Dans ce contexte, l’arrivée de l’administration Trump à la Maison Blanche, sa position publique sur les actions israéliennes dans la bande de Gaza et l’attente d’une adhésion de l’Arabie saoudite aux accords d’Abraham ont créé un casse-tête stratégique pour les dirigeants saoudiens qui s’étaient vantés de leurs liens personnels étroits avec le président Trump. Toutefois, lors du voyage du président Trump à Riyad, le 13 mai, les deux parties ont conclu des accords d’une valeur de 600 milliards de dollars (534 milliards d’euros) portant principalement sur les investissements et les partenariats saoudiens avec le secteur technologique américain et sur l’achat par le Royaume d’équipements de défense étatsuniens. Il semble que, grâce à ces incitations financières qui contribuent à la croissance économique étatsunienne, l’Arabie saoudite ait réussi à créer une relation stratégique directe avec l’administration Trump, qui n’est plus liée à Israël.

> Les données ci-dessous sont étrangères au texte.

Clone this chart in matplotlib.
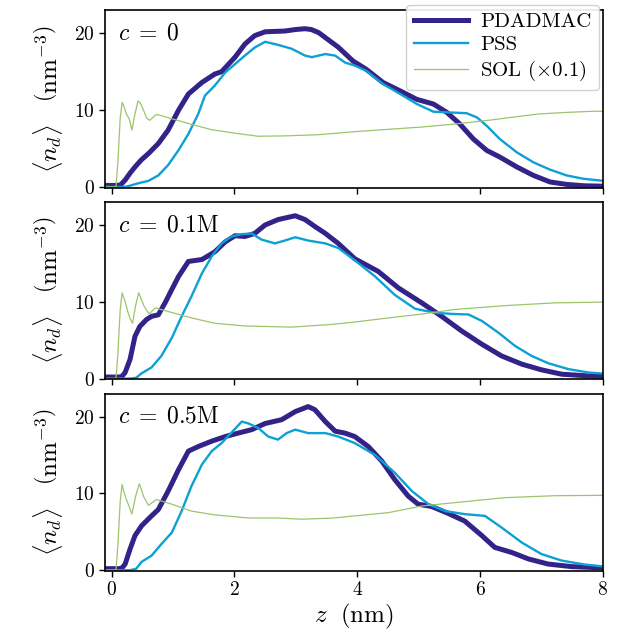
import numpy as np
import matplotlib
matplotlib.use("Agg")
import matplotlib.pyplot as plt

plt.rcParams['font.family'] = 'serif'
plt.rcParams['font.serif'] = ['cmr10', 'DejaVu Serif']
plt.rcParams['mathtext.fontset'] = 'cm'
plt.rcParams['axes.formatter.use_mathtext'] = True
plt.rcParams['axes.unicode_minus'] = False

panel_labels = [r'$c\;=\;0$', r'$c\;=\;0.1\mathrm{M}$', r'$c\;=\;0.5\mathrm{M}$']
series_names = ['PDADMAC', 'PSS', r'SOL ($\times 0.1$)']
y_ticks = [0, 10, 20]
x_ticks = [0, 2, 4, 6, 8]

# ---- panel 1 (c = 0) ----
p1_pdadmac_z = [-0.11, 0.10, 0.15, 0.22, 0.30, 0.38, 0.48, 0.60, 0.76, 0.92, 1.09, 1.25, 1.47, 1.68, 1.79,
                2.01, 2.17, 2.33, 2.50, 2.82, 3.00, 3.15, 3.25, 3.37, 3.69, 3.93, 4.15, 4.42, 4.70, 4.97,
                5.24, 5.46, 5.67, 5.89, 6.11, 6.32, 6.60, 6.87, 7.14, 7.41, 7.70, 8.00]
p1_pdadmac_n = [0.2, 0.2, 0.3, 0.9, 1.8, 2.6, 3.5, 4.35, 5.65, 7.4, 10.0, 12.1, 13.6, 14.7, 15.0,
                16.9, 18.6, 19.7, 20.2, 20.3, 20.5, 20.6, 20.5, 20.1, 18.2, 16.4, 15.3, 13.6, 12.5, 11.4,
                10.8, 9.7, 8.2, 6.25, 4.75, 3.9, 2.6, 1.5, 0.65, 0.33, 0.15, 0.1]
p1_pss_z = [-0.11, 0.20, 0.27, 0.43, 0.60, 0.76, 0.92, 1.09, 1.25, 1.41, 1.52, 1.68, 1.85, 2.01, 2.17,
            2.33, 2.50, 2.71, 2.93, 3.15, 3.26, 3.48, 3.64, 3.80, 3.96, 4.15, 4.42, 4.70, 4.97, 5.24,
            5.51, 5.78, 5.95, 6.11, 6.32, 6.60, 6.87, 7.14, 7.41, 7.68, 8.00]
p1_pss_n = [0.0, 0.0, 0.1, 0.47, 0.8, 1.5, 2.85, 4.8, 6.9, 9.5, 11.9, 13.2, 14.9, 16.0, 17.1,
            18.15, 18.9, 18.5, 18.0, 17.1, 16.9, 17.3, 17.1, 16.2, 15.8, 15.1, 13.4, 12.1, 10.8, 9.8,
            9.7, 9.6, 9.05, 7.95, 6.25, 4.5, 3.2, 2.25, 1.5, 1.07, 0.8]
p1_sol_z = [-0.11, 0.07, 0.10, 0.14, 0.17, 0.20, 0.24, 0.29, 0.33, 0.38, 0.43, 0.47, 0.52, 0.57, 0.62,
            0.68, 0.73, 0.80, 0.98, 1.30, 1.63, 2.06, 2.39, 2.82, 3.37, 3.96, 4.50, 5.05, 5.60, 6.13,
            6.55, 6.95, 7.40, 7.76, 8.00]
p1_sol_n = [0.0, 0.0, 3.0, 9.0, 11.0, 10.5, 9.5, 8.8, 7.4, 9.5, 11.2, 10.9, 9.96, 9.0, 8.67,
            9.1, 9.44, 9.3, 8.88, 8.15, 7.45, 6.94, 6.6, 6.65, 6.8, 7.2, 7.5, 7.8, 8.2, 8.67,
            9.1, 9.5, 9.7, 9.83, 9.87]

# ---- panel 2 (c = 0.1M) ----
p2_pdadmac_z = [-0.11, 0.12, 0.17, 0.22, 0.30, 0.38, 0.46, 0.57, 0.65, 0.76, 0.87, 0.98, 1.09, 1.25, 1.47,
                1.68, 1.85, 2.01, 2.17, 2.33, 2.50, 2.71, 2.99, 3.15, 3.31, 3.48, 3.69, 3.96, 4.34, 4.67,
                5.05, 5.37, 5.70, 6.03, 6.35, 6.68, 7.00, 7.33, 7.76, 8.00]
p2_pdadmac_n = [0.2, 0.2, 0.3, 0.8, 2.5, 5.5, 6.8, 7.7, 8.1, 8.3, 9.86, 11.6, 13.3, 15.25, 15.5,
                16.5, 17.8, 18.6, 18.5, 18.9, 20.0, 20.7, 21.2, 20.7, 19.8, 18.9, 17.6, 15.6, 13.96, 11.8,
                9.86, 8.13, 6.2, 4.47, 2.95, 1.88, 1.14, 0.57, 0.35, 0.3]
p2_pss_z = [-0.11, 0.30, 0.40, 0.49, 0.65, 0.81, 0.98, 1.14, 1.30, 1.47, 1.63, 1.79, 1.95, 2.12, 2.28,
            2.44, 2.66, 2.82, 2.99, 3.20, 3.48, 3.69, 3.96, 4.29, 4.61, 4.94, 5.27, 5.59, 5.81, 6.03,
            6.30, 6.57, 6.84, 7.11, 7.44, 7.76, 8.00]
p2_pss_n = [0.0, 0.0, 0.1, 0.7, 1.45, 2.95, 5.3, 8.1, 10.7, 13.7, 15.9, 17.6, 18.5, 18.8, 18.9,
            18.1, 17.6, 17.97, 18.4, 17.97, 17.6, 17.0, 15.4, 13.3, 10.9, 9.1, 8.56, 8.4, 8.35, 7.5,
            5.97, 4.25, 2.95, 2.0, 1.23, 0.8, 0.65]
p2_sol_z = [-0.11, 0.07, 0.10, 0.14, 0.17, 0.21, 0.26, 0.30, 0.34, 0.39, 0.44, 0.48, 0.53, 0.61, 0.71,
            0.98, 1.30, 1.68, 2.17, 2.93, 3.58, 3.96, 4.51, 5.05, 5.59, 6.41, 7.22, 8.00]
p2_sol_n = [0.0, 0.0, 3.0, 9.0, 11.16, 10.3, 8.8, 7.8, 7.2, 9.5, 11.16, 10.4, 9.4, 8.4, 9.2,
            8.6, 7.9, 7.2, 6.85, 6.7, 7.05, 7.36, 7.9, 8.4, 9.0, 9.5, 9.86, 9.96]

# ---- panel 3 (c = 0.5M) ----
p3_pdadmac_z = [-0.11, 0.12, 0.17, 0.22, 0.30, 0.38, 0.49, 0.65, 0.76, 0.92, 1.09, 1.25, 1.41, 1.63, 1.85,
                2.06, 2.28, 2.50, 2.77, 2.99, 3.20, 3.31, 3.48, 3.64, 3.80, 3.96, 4.18, 4.40, 4.61, 4.83,
                4.99, 5.21, 5.48, 5.75, 6.03, 6.24, 6.52, 6.79, 7.11, 7.49, 8.00]
p3_pdadmac_n = [0.2, 0.2, 0.3, 0.8, 2.75, 4.5, 5.8, 7.07, 7.9, 10.3, 13.1, 15.5, 16.1, 16.8, 17.4,
                17.85, 18.3, 19.1, 19.6, 20.65, 21.3, 20.9, 19.35, 18.1, 17.85, 17.4, 16.1, 14.2, 11.8, 9.65,
                8.6, 8.3, 7.4, 6.4, 4.5, 2.97, 2.3, 1.46, 0.8, 0.47, 0.3]
p3_pss_z = [-0.11, 0.30, 0.40, 0.49, 0.65, 0.81, 0.98, 1.14, 1.30, 1.47, 1.63, 1.79, 1.95, 2.12, 2.23,
            2.39, 2.55, 2.71, 2.85, 2.99, 3.20, 3.48, 3.69, 3.96, 4.29, 4.61, 4.89, 5.16, 5.43, 5.75,
            6.08, 6.35, 6.68, 7.00, 7.33, 7.71, 8.00]
p3_pss_n = [0.0, 0.0, 0.2, 1.1, 1.9, 3.4, 4.9, 7.7, 10.95, 13.75, 15.5, 16.55, 17.9, 19.35, 19.1,
            18.5, 17.4, 17.0, 17.85, 18.3, 17.85, 17.85, 17.4, 16.55, 15.0, 12.7, 10.3, 8.6, 7.7, 7.3,
            7.07, 5.56, 3.6, 2.1, 1.25, 0.73, 0.5]
p3_sol_z = [-0.11, 0.07, 0.10, 0.14, 0.17, 0.20, 0.24, 0.29, 0.33, 0.39, 0.45, 0.48, 0.52, 0.60, 0.73,
            0.98, 1.30, 1.68, 2.23, 2.71, 3.09, 3.58, 3.96, 4.51, 5.05, 5.59, 6.41, 7.22, 8.00]
p3_sol_n = [0.0, 0.0, 3.0, 9.0, 11.16, 10.2, 9.2, 8.2, 7.3, 9.6, 11.25, 10.6, 9.6, 8.45, 9.2,
            8.6, 7.7, 7.2, 6.8, 6.8, 6.64, 6.78, 7.07, 7.5, 8.36, 8.8, 9.45, 9.7, 9.75]

panels = [
    (p1_pdadmac_z, p1_pdadmac_n, p1_pss_z, p1_pss_n, p1_sol_z, p1_sol_n),
    (p2_pdadmac_z, p2_pdadmac_n, p2_pss_z, p2_pss_n, p2_sol_z, p2_sol_n),
    (p3_pdadmac_z, p3_pdadmac_n, p3_pss_z, p3_pss_n, p3_sol_z, p3_sol_n),
]

colors = ['#332288', '#0CA0D4', '#9DC46C']
widths = [3.6, 1.7, 0.9]

fig, axes = plt.subplots(3, 1, figsize=(6.28, 6.43), dpi=100, sharex=True)
fig.subplots_adjust(left=0.167, right=0.960, top=0.984, bottom=0.112, hspace=0.08)

for i, ax in enumerate(axes):
    pz, pn, sz, sn, wz, wn = panels[i]
    ax.plot(pz, pn, color=colors[0], lw=widths[0], label=series_names[0])
    ax.plot(sz, sn, color=colors[1], lw=widths[1], label=series_names[1])
    ax.plot(wz, wn, color=colors[2], lw=widths[2], label=series_names[2])
    ax.set_xlim(-0.11, 8.0)
    ax.set_ylim(-0.1, 23.0)
    ax.set_yticks(y_ticks)
    ax.set_xticks(x_ticks)
    ax.tick_params(direction='out', length=4, width=1.0, labelsize=14)
    for s in ax.spines.values():
        s.set_linewidth(1.2)
    ax.set_ylabel(r'$\langle n_d \rangle\quad\left(\mathrm{nm}^{-3}\right)$', fontsize=18, labelpad=6)
    ax.text(0.026, 0.87, panel_labels[i], transform=ax.transAxes, fontsize=17,
            ha='left', va='center')

leg = axes[0].legend(loc='upper right', bbox_to_anchor=(0.992, 1.028), borderaxespad=0.0,
                     fontsize=15, handlelength=2.6, borderpad=0.35, labelspacing=0.22,
                     handletextpad=0.6, fancybox=True, framealpha=0.9, edgecolor='#cccccc')
leg.set_zorder(5)
axes[2].set_xlabel(r'$z\ \ (\mathrm{nm})$', fontsize=18, labelpad=2)

fig.savefig('out.png', dpi=100)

Les rapports selon lesquels l’administration Trump ne conditionne plus les négociations sur la coopération nucléaire civile avec l’Arabie saoudite à une normalisation de ses relations avec Israël vont peut-être dans ce sens. En outre, le fait que l’Arabie saoudite ait réussi à influencer l’administration Trump pour qu’elle lève les sanctions contre la Syrie est un autre coup dur pour l’approche stratégique d’Israël dans la région. Ces dynamiques soulignent que les incitations à une normalisation entre l’Arabie saoudite et Israël après la récente visite du président Trump à Riyad pourraient s’être encore réduites.

Étant donné qu’il reste à l’Arabie saoudite peu de motivation à faire progresser le dialogue de normalisation avec Israël, ses dirigeants espèrent que les pourparlers nucléaires entre les États-Unis et l’Iran seront couronnés de succès. Un règlement entre Washington et Téhéran ouvrirait la voie à l’intégration de l’Iran dans l’infrastructure de sécurité régionale tout en réduisant les risques d’un conflit israélo-iranien. Cela faciliterait l’avancée du royaume vers une normalisation avec Israël à long terme, mais à court terme les actions israéliennes à Gaza ont toutes les chances de freiner une telle perspective.

1NdT. Nombre de morts au 17 mai 2025.